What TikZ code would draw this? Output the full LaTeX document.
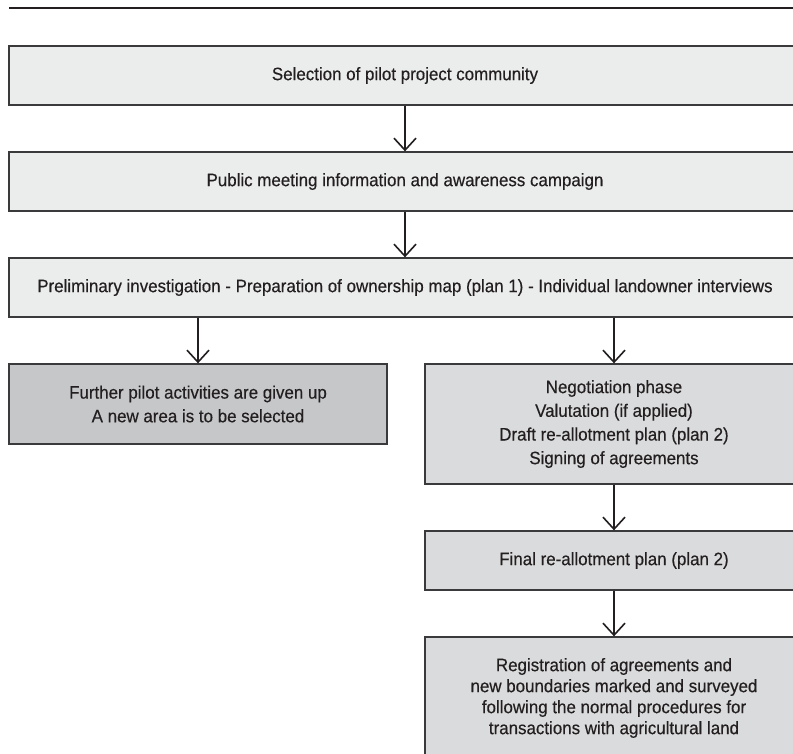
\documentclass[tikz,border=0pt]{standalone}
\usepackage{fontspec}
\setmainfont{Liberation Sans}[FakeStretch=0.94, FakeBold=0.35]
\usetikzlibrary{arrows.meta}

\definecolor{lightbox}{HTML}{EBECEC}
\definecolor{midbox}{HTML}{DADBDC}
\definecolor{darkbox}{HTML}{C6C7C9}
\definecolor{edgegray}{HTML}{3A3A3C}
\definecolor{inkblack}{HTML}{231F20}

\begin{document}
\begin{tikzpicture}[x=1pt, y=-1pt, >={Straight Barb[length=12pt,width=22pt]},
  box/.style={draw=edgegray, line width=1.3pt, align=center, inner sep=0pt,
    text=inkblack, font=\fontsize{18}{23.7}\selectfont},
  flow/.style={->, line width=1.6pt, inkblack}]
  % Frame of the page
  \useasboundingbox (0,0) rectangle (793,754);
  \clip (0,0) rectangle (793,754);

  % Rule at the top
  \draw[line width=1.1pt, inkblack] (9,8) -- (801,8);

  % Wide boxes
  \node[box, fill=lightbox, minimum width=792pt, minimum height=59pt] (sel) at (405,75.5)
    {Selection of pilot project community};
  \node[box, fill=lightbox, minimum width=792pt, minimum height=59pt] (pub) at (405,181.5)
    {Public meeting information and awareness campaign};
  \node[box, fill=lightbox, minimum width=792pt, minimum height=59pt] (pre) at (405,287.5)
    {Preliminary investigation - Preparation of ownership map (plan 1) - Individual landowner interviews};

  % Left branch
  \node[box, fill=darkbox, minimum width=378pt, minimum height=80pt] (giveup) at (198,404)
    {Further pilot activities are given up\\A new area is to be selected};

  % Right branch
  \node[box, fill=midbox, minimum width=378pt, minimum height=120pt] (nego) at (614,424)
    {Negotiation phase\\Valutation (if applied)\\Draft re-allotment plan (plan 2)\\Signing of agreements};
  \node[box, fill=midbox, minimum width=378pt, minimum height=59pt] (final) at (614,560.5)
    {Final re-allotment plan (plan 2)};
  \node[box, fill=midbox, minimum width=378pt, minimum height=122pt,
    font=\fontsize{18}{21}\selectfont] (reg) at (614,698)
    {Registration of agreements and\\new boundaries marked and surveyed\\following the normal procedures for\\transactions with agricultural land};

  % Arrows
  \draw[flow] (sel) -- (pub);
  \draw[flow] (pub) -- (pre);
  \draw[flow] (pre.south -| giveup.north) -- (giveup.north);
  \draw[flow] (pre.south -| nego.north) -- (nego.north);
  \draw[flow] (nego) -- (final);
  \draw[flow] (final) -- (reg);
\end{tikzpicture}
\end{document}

# What is asked
Repeat the material above in full and exactly, omitting the pictures.

# Result below
What TikZ code would draw this? Output the full LaTeX document.
\documentclass[tikz,border=0pt]{standalone}
\usepackage{fontspec}
\setmainfont{Liberation Sans}[FakeStretch=0.94, FakeBold=0.35]
\usetikzlibrary{arrows.meta}

\definecolor{lightbox}{HTML}{EBECEC}
\definecolor{midbox}{HTML}{DADBDC}
\definecolor{darkbox}{HTML}{C6C7C9}
\definecolor{edgegray}{HTML}{3A3A3C}
\definecolor{inkblack}{HTML}{231F20}

\begin{document}
\begin{tikzpicture}[x=1pt, y=-1pt, >={Straight Barb[length=12pt,width=22pt]},
  box/.style={draw=edgegray, line width=1.3pt, align=center, inner sep=0pt,
    text=inkblack, font=\fontsize{18}{23.7}\selectfont},
  flow/.style={->, line width=1.6pt, inkblack}]
  % Frame of the page
  \useasboundingbox (0,0) rectangle (793,754);
  \clip (0,0) rectangle (793,754);

  % Rule at the top
  \draw[line width=1.1pt, inkblack] (9,8) -- (801,8);

  % Wide boxes
  \node[box, fill=lightbox, minimum width=792pt, minimum height=59pt] (sel) at (405,75.5)
    {Selection of pilot project community};
  \node[box, fill=lightbox, minimum width=792pt, minimum height=59pt] (pub) at (405,181.5)
    {Public meeting information and awareness campaign};
  \node[box, fill=lightbox, minimum width=792pt, minimum height=59pt] (pre) at (405,287.5)
    {Preliminary investigation - Preparation of ownership map (plan 1) - Individual landowner interviews};

  % Left branch
  \node[box, fill=darkbox, minimum width=378pt, minimum height=80pt] (giveup) at (198,404)
    {Further pilot activities are given up\\A new area is to be selected};

  % Right branch
  \node[box, fill=midbox, minimum width=378pt, minimum height=120pt] (nego) at (614,424)
    {Negotiation phase\\Valutation (if applied)\\Draft re-allotment plan (plan 2)\\Signing of agreements};
  \node[box, fill=midbox, minimum width=378pt, minimum height=59pt] (final) at (614,560.5)
    {Final re-allotment plan (plan 2)};
  \node[box, fill=midbox, minimum width=378pt, minimum height=122pt,
    font=\fontsize{18}{21}\selectfont] (reg) at (614,698)
    {Registration of agreements and\\new boundaries marked and surveyed\\following the normal procedures for\\transactions with agricultural land};

  % Arrows
  \draw[flow] (sel) -- (pub);
  \draw[flow] (pub) -- (pre);
  \draw[flow] (pre.south -| giveup.north) -- (giveup.north);
  \draw[flow] (pre.south -| nego.north) -- (nego.north);
  \draw[flow] (nego) -- (final);
  \draw[flow] (final) -- (reg);
\end{tikzpicture}
\end{document}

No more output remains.